AIM >> Write the data below out exactly as it stands. Do not include the pictures.

RECORDS PROVIDED >>

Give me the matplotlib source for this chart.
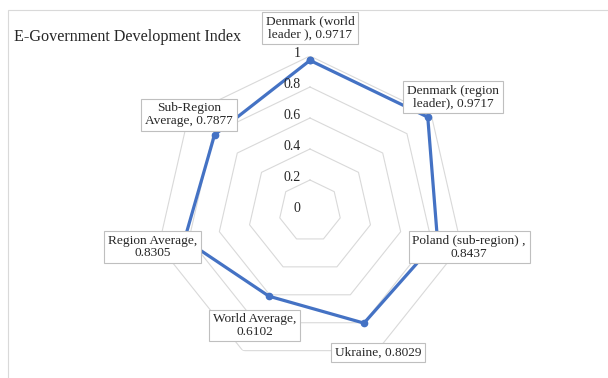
import numpy as np
import matplotlib
matplotlib.use("Agg")
import matplotlib.pyplot as plt
from matplotlib.patches import Rectangle
from matplotlib.transforms import offset_copy

categories = ["Denmark (world\nleader ), ", "Denmark (region\nleader), ", "Poland (sub-region) ,\n",
              "Ukraine, ", "World Average,\n", "Region Average,\n", "Sub-Region\nAverage, "]
values = [0.9717, 0.9717, 0.8437, 0.8029, 0.6102, 0.8305, 0.7877]
value_text = ["0.9717", "0.9717", "0.8437", "0.8029", "0.6102", "0.8305", "0.7877"]
ring_levels = [0.0, 0.2, 0.4, 0.6, 0.8, 1.0]
ring_labels = ["0", "0.2", "0.4", "0.6", "0.8", "1"]
title = "E-Government Development Index"

plt.rcParams['font.family'] = 'serif'
plt.rcParams['font.serif'] = ['Liberation Serif', 'DejaVu Serif']

W, H = 608, 378
fig = plt.figure(figsize=(W / 100, H / 100), dpi=100)
fig.patch.set_facecolor('white')

# chart frame (cropped at right/bottom)
fig.patches.append(Rectangle((7.5 / W, -0.05), 1.1, 1.05 - 10.5 / H, transform=fig.transFigure,
                             fill=False, edgecolor='#D9D9D9', lw=0.8))

cx, cy, R = 310, 211, 155
ax = fig.add_axes([(cx - R) / W, (H - cy - R) / H, 2 * R / W, 2 * R / H], projection='polar')
ax.set_theta_zero_location('N')
ax.set_theta_direction(-1)
ax.set_ylim(0, 1)
ax.grid(False)
ax.spines['polar'].set_visible(False)
ax.set_xticks([])
ax.set_yticks([])
ax.patch.set_alpha(0)

n = len(values)
angles = np.linspace(0, 2 * np.pi, n, endpoint=False)
closed = np.append(angles, angles[0])

grid_c = '#D9D9D9'
for lv in ring_levels[1:]:
    ax.plot(closed, [lv] * (n + 1), color=grid_c, lw=0.8, zorder=1)

vals_closed = values + [values[0]]
ax.plot(closed, vals_closed, color='#4472C4', lw=2.3, marker='o', ms=4.5, zorder=3, clip_on=False)

# radial tick labels
tr = offset_copy(ax.transData, fig=fig, x=-7, y=2, units='points')
for lv, lab in zip(ring_levels, ring_labels):
    ax.text(0, lv, lab, transform=tr, ha='right', va='center', fontsize=10, color='#262626', zorder=4)

# data labels
for a, v, c, vt in zip(angles, values, categories, value_text):
    ax.text(a, v + 0.21, c + vt, ha='center', va='center', fontsize=9.6, color='#262626',
            linespacing=1.05, multialignment='center', zorder=5, clip_on=False,
            bbox=dict(boxstyle='square,pad=0.28', facecolor='white', edgecolor='#BFBFBF', lw=0.8))

fig.text(14 / W, 1 - 37 / H, title, ha='left', va='center', fontsize=11.6, color='#262626')

fig.savefig('out.png', dpi=100)
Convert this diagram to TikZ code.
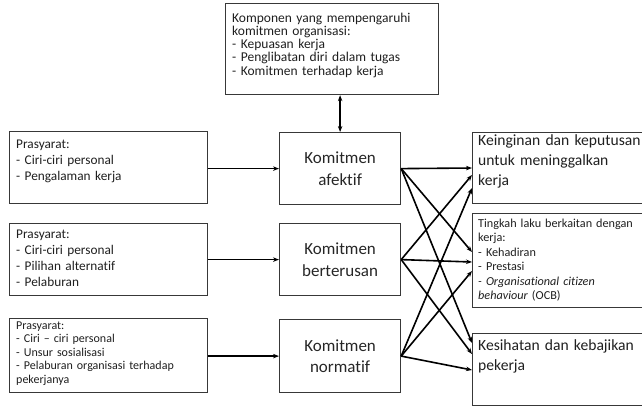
\documentclass[tikz,border=0pt]{standalone}
\usepackage{fontspec}
\setmainfont{Carlito}[RawFeature={-liga;-clig;-dlig}]
\usetikzlibrary{arrows.meta,calc}
\begin{document}
\begin{tikzpicture}[x=1pt,y=-1pt,
  box/.style={draw=black!78, line width=1.2pt, anchor=north west, inner sep=0pt},
  txt/.style={anchor=base west, inner sep=0pt, text width=#1, align=left, text=black!88},
  cbox/.style={box, minimum width=121pt, align=center, text=black!85,
    font={\fontsize{17}{21.7}\selectfont\lineskiplimit=-30pt}},
  conn/.style={line width=1.6pt, -{Stealth[length=6pt,width=4.5pt]}},
  dconn/.style={line width=1.6pt, {Stealth[length=6pt,width=4.5pt]}-{Stealth[length=6pt,width=4.5pt]}},
  fA/.style={font={\fontsize{13.5}{13.3}\selectfont\lineskiplimit=-30pt}},
  fL/.style={font={\fontsize{13.3}{16}\selectfont\lineskiplimit=-30pt}},
  fL3/.style={font={\fontsize{12}{13.6}\selectfont\lineskiplimit=-30pt}},
  fR/.style={font={\fontsize{15.6}{20}\selectfont\lineskiplimit=-30pt}},
  fR2/.style={font={\fontsize{12.2}{14.5}\selectfont\lineskiplimit=-30pt}}
]
\useasboundingbox (0,0) rectangle (642,407);
\clip (0,0) rectangle (642,407);

% top box
\node[box, minimum width=213pt, minimum height=91pt] (top) at (225,3) {};
\node[txt=205pt, fA] (topT) at (232,22) {Komponen yang mempengaruhi\\komitmen organisasi:\\- Kepuasan kerja\\- Penglibatan diri dalam tugas\\- Komitmen terhadap kerja};

% left boxes
\node[box, minimum width=198pt, minimum height=72pt] (lb1) at (9,131) {};
\node[txt=190pt, fL] (lb1T) at (16,148) {Prasyarat:\\- Ciri-ciri personal\\- Pengalaman kerja};
\node[box, minimum width=198pt, minimum height=72pt] (lb2) at (9,223) {};
\node[txt=190pt, fL] (lb2T) at (16,238) {Prasyarat:\\- Ciri-ciri personal\\- Pilihan alternatif\\- Pelaburan};
\node[box, minimum width=198pt, minimum height=74pt] (lb3) at (9,318) {};
\node[txt=190pt, fL3] (lb3T) at (16,329) {Prasyarat:\\- Ciri -- ciri personal\\- Unsur sosialisasi\\- Pelaburan organisasi terhadap\\pekerjanya};

% centre boxes
\node[cbox, minimum height=72pt] (ca) at (279,132) {Komitmen\\afektif};
\node[cbox, minimum height=72pt] (cb) at (279,223) {Komitmen\\berterusan};
\node[cbox, minimum height=73pt] (cn) at (279,319) {Komitmen\\normatif};

% right boxes
\node[box, minimum width=200pt, minimum height=71pt] (rb1) at (472,132) {};
\node[txt=190pt, fR] (rb1T) at (478,145) {Keinginan dan keputusan\\untuk meninggalkan\\kerja};
\node[box, minimum width=200pt, minimum height=94pt] (rb2) at (472,213) {};
\node[txt=190pt, fR2] (rb2T) at (478,227) {Tingkah laku berkaitan dengan\\kerja:\\- Kehadiran\\- Prestasi\\\textit{- Organisational citizen}\\\textit{behaviour} (OCB)};
\node[box, minimum width=200pt, minimum height=72pt] (rb3) at (472,333) {};
\node[txt=190pt, fR] (rb3T) at (478,350) {Kesihatan dan kebajikan\\pekerja};

% connectors
\draw[dconn] (ca.north |- top.south) -- (ca.north);
\draw[conn] (lb1.east |- ca.west) -- (ca.west);
\draw[conn] (lb2.east |- cb.west) -- (cb.west);
\draw[conn] (lb3.east |- cn.west) -- (cn.west);

\draw[conn] (ca.east) -- ([yshift=-36pt]rb1.north west);
\draw[conn] (ca.east) -- ([yshift=-39pt]rb2.north west);
\draw[conn] (ca.east) -- ([yshift=-10pt]rb3.north west);
\draw[conn] (cb.east) -- ([yshift=-43pt]rb1.north west);
\draw[conn] (cb.east) -- ([yshift=-49pt]rb2.north west);
\draw[conn] (cb.east) -- ([yshift=-21pt]rb3.north west);
\draw[conn] (cn.east) -- ([yshift=-56pt]rb1.north west);
\draw[conn] (cn.east) -- ([yshift=-58pt]rb2.north west);
\draw[conn] (cn.east) -- ([yshift=-37pt]rb3.north west);
\end{tikzpicture}
\end{document}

FINAL RESULT >>
Give me the matplotlib source for this chart.
import numpy as np
import matplotlib
matplotlib.use("Agg")
import matplotlib.pyplot as plt
from matplotlib.patches import Rectangle
from matplotlib.transforms import offset_copy

categories = ["Denmark (world\nleader ), ", "Denmark (region\nleader), ", "Poland (sub-region) ,\n",
              "Ukraine, ", "World Average,\n", "Region Average,\n", "Sub-Region\nAverage, "]
values = [0.9717, 0.9717, 0.8437, 0.8029, 0.6102, 0.8305, 0.7877]
value_text = ["0.9717", "0.9717", "0.8437", "0.8029", "0.6102", "0.8305", "0.7877"]
ring_levels = [0.0, 0.2, 0.4, 0.6, 0.8, 1.0]
ring_labels = ["0", "0.2", "0.4", "0.6", "0.8", "1"]
title = "E-Government Development Index"

plt.rcParams['font.family'] = 'serif'
plt.rcParams['font.serif'] = ['Liberation Serif', 'DejaVu Serif']

W, H = 608, 378
fig = plt.figure(figsize=(W / 100, H / 100), dpi=100)
fig.patch.set_facecolor('white')

# chart frame (cropped at right/bottom)
fig.patches.append(Rectangle((7.5 / W, -0.05), 1.1, 1.05 - 10.5 / H, transform=fig.transFigure,
                             fill=False, edgecolor='#D9D9D9', lw=0.8))

cx, cy, R = 310, 211, 155
ax = fig.add_axes([(cx - R) / W, (H - cy - R) / H, 2 * R / W, 2 * R / H], projection='polar')
ax.set_theta_zero_location('N')
ax.set_theta_direction(-1)
ax.set_ylim(0, 1)
ax.grid(False)
ax.spines['polar'].set_visible(False)
ax.set_xticks([])
ax.set_yticks([])
ax.patch.set_alpha(0)

n = len(values)
angles = np.linspace(0, 2 * np.pi, n, endpoint=False)
closed = np.append(angles, angles[0])

grid_c = '#D9D9D9'
for lv in ring_levels[1:]:
    ax.plot(closed, [lv] * (n + 1), color=grid_c, lw=0.8, zorder=1)

vals_closed = values + [values[0]]
ax.plot(closed, vals_closed, color='#4472C4', lw=2.3, marker='o', ms=4.5, zorder=3, clip_on=False)

# radial tick labels
tr = offset_copy(ax.transData, fig=fig, x=-7, y=2, units='points')
for lv, lab in zip(ring_levels, ring_labels):
    ax.text(0, lv, lab, transform=tr, ha='right', va='center', fontsize=10, color='#262626', zorder=4)

# data labels
for a, v, c, vt in zip(angles, values, categories, value_text):
    ax.text(a, v + 0.21, c + vt, ha='center', va='center', fontsize=9.6, color='#262626',
            linespacing=1.05, multialignment='center', zorder=5, clip_on=False,
            bbox=dict(boxstyle='square,pad=0.28', facecolor='white', edgecolor='#BFBFBF', lw=0.8))

fig.text(14 / W, 1 - 37 / H, title, ha='left', va='center', fontsize=11.6, color='#262626')

fig.savefig('out.png', dpi=100)
Convert this diagram to TikZ code.
\documentclass[tikz,border=0pt]{standalone}
\usepackage{fontspec}
\setmainfont{Carlito}[RawFeature={-liga;-clig;-dlig}]
\usetikzlibrary{arrows.meta,calc}
\begin{document}
\begin{tikzpicture}[x=1pt,y=-1pt,
  box/.style={draw=black!78, line width=1.2pt, anchor=north west, inner sep=0pt},
  txt/.style={anchor=base west, inner sep=0pt, text width=#1, align=left, text=black!88},
  cbox/.style={box, minimum width=121pt, align=center, text=black!85,
    font={\fontsize{17}{21.7}\selectfont\lineskiplimit=-30pt}},
  conn/.style={line width=1.6pt, -{Stealth[length=6pt,width=4.5pt]}},
  dconn/.style={line width=1.6pt, {Stealth[length=6pt,width=4.5pt]}-{Stealth[length=6pt,width=4.5pt]}},
  fA/.style={font={\fontsize{13.5}{13.3}\selectfont\lineskiplimit=-30pt}},
  fL/.style={font={\fontsize{13.3}{16}\selectfont\lineskiplimit=-30pt}},
  fL3/.style={font={\fontsize{12}{13.6}\selectfont\lineskiplimit=-30pt}},
  fR/.style={font={\fontsize{15.6}{20}\selectfont\lineskiplimit=-30pt}},
  fR2/.style={font={\fontsize{12.2}{14.5}\selectfont\lineskiplimit=-30pt}}
]
\useasboundingbox (0,0) rectangle (642,407);
\clip (0,0) rectangle (642,407);

% top box
\node[box, minimum width=213pt, minimum height=91pt] (top) at (225,3) {};
\node[txt=205pt, fA] (topT) at (232,22) {Komponen yang mempengaruhi\\komitmen organisasi:\\- Kepuasan kerja\\- Penglibatan diri dalam tugas\\- Komitmen terhadap kerja};

% left boxes
\node[box, minimum width=198pt, minimum height=72pt] (lb1) at (9,131) {};
\node[txt=190pt, fL] (lb1T) at (16,148) {Prasyarat:\\- Ciri-ciri personal\\- Pengalaman kerja};
\node[box, minimum width=198pt, minimum height=72pt] (lb2) at (9,223) {};
\node[txt=190pt, fL] (lb2T) at (16,238) {Prasyarat:\\- Ciri-ciri personal\\- Pilihan alternatif\\- Pelaburan};
\node[box, minimum width=198pt, minimum height=74pt] (lb3) at (9,318) {};
\node[txt=190pt, fL3] (lb3T) at (16,329) {Prasyarat:\\- Ciri -- ciri personal\\- Unsur sosialisasi\\- Pelaburan organisasi terhadap\\pekerjanya};

% centre boxes
\node[cbox, minimum height=72pt] (ca) at (279,132) {Komitmen\\afektif};
\node[cbox, minimum height=72pt] (cb) at (279,223) {Komitmen\\berterusan};
\node[cbox, minimum height=73pt] (cn) at (279,319) {Komitmen\\normatif};

% right boxes
\node[box, minimum width=200pt, minimum height=71pt] (rb1) at (472,132) {};
\node[txt=190pt, fR] (rb1T) at (478,145) {Keinginan dan keputusan\\untuk meninggalkan\\kerja};
\node[box, minimum width=200pt, minimum height=94pt] (rb2) at (472,213) {};
\node[txt=190pt, fR2] (rb2T) at (478,227) {Tingkah laku berkaitan dengan\\kerja:\\- Kehadiran\\- Prestasi\\\textit{- Organisational citizen}\\\textit{behaviour} (OCB)};
\node[box, minimum width=200pt, minimum height=72pt] (rb3) at (472,333) {};
\node[txt=190pt, fR] (rb3T) at (478,350) {Kesihatan dan kebajikan\\pekerja};

% connectors
\draw[dconn] (ca.north |- top.south) -- (ca.north);
\draw[conn] (lb1.east |- ca.west) -- (ca.west);
\draw[conn] (lb2.east |- cb.west) -- (cb.west);
\draw[conn] (lb3.east |- cn.west) -- (cn.west);

\draw[conn] (ca.east) -- ([yshift=-36pt]rb1.north west);
\draw[conn] (ca.east) -- ([yshift=-39pt]rb2.north west);
\draw[conn] (ca.east) -- ([yshift=-10pt]rb3.north west);
\draw[conn] (cb.east) -- ([yshift=-43pt]rb1.north west);
\draw[conn] (cb.east) -- ([yshift=-49pt]rb2.north west);
\draw[conn] (cb.east) -- ([yshift=-21pt]rb3.north west);
\draw[conn] (cn.east) -- ([yshift=-56pt]rb1.north west);
\draw[conn] (cn.east) -- ([yshift=-58pt]rb2.north west);
\draw[conn] (cn.east) -- ([yshift=-37pt]rb3.north west);
\end{tikzpicture}
\end{document}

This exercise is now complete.